Filed under: Reviews | Tags: 1987, ethan coen, joel coen, raising arizona
Director(s): Joel & Ethan Coen
The juxtaposition of Blood Simple and Raising Arizona would set the tone for the careers of Joel and Ethan Coen, who surprised critics in 1987 by following a crime thriller with a madcap comedy. As time has gone by, it has become clear that the differences between the Coens’ two major modes of operation are mostly superficial–if their dramatic films tend to be more accomplished, the comedies similarly play with distorted, often incongruous levels of reality. Furthermore, their commitment to a gag is no less a sign of their unique authorship than their storytelling devices in dramatic films. In Raising Arizona, for example, they employ a baby’s perspective point-of-view shot to make more of a clown out of Nicolas Cage, and later indulge John Goodman and William Forsythe’s howling as they erupt from the primordial mud. Even if these decisions are so outlandish that they risk alienating some, the Coens are unwilling to compromise to a more palatable mode of film comedy–this is the very persistence that backfires in more controversial efforts like their remake of The Ladykillers.
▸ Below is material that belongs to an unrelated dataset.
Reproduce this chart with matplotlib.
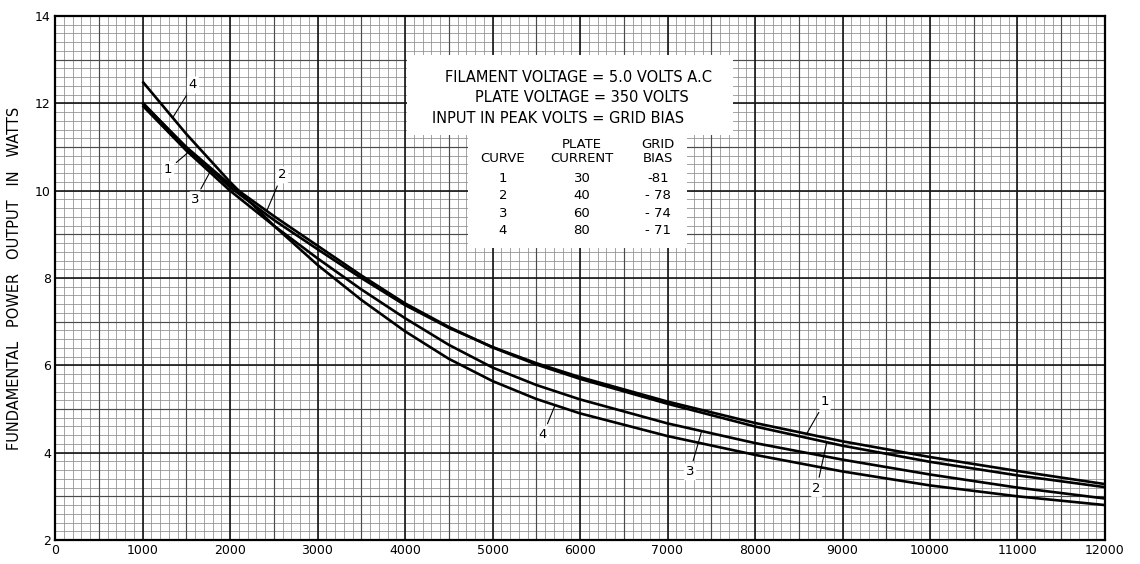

Even as Raising Arizona embraces a certain Looney Tunes aesthetic, however, the film is actually as politically-charged as any in their oeuvre, playing out as a broad satire of the state of economics (the capitalist Nathan Arizona opposed by the McDunnoughs, who are interested in the redistribution of wealth). The Coens would go on to make funnier and more pleasurable films, but Raising Arizona is impossible to ignore as a marker of their arrival, and Holly Hunter’s Ed is one of their most hilarious inventions.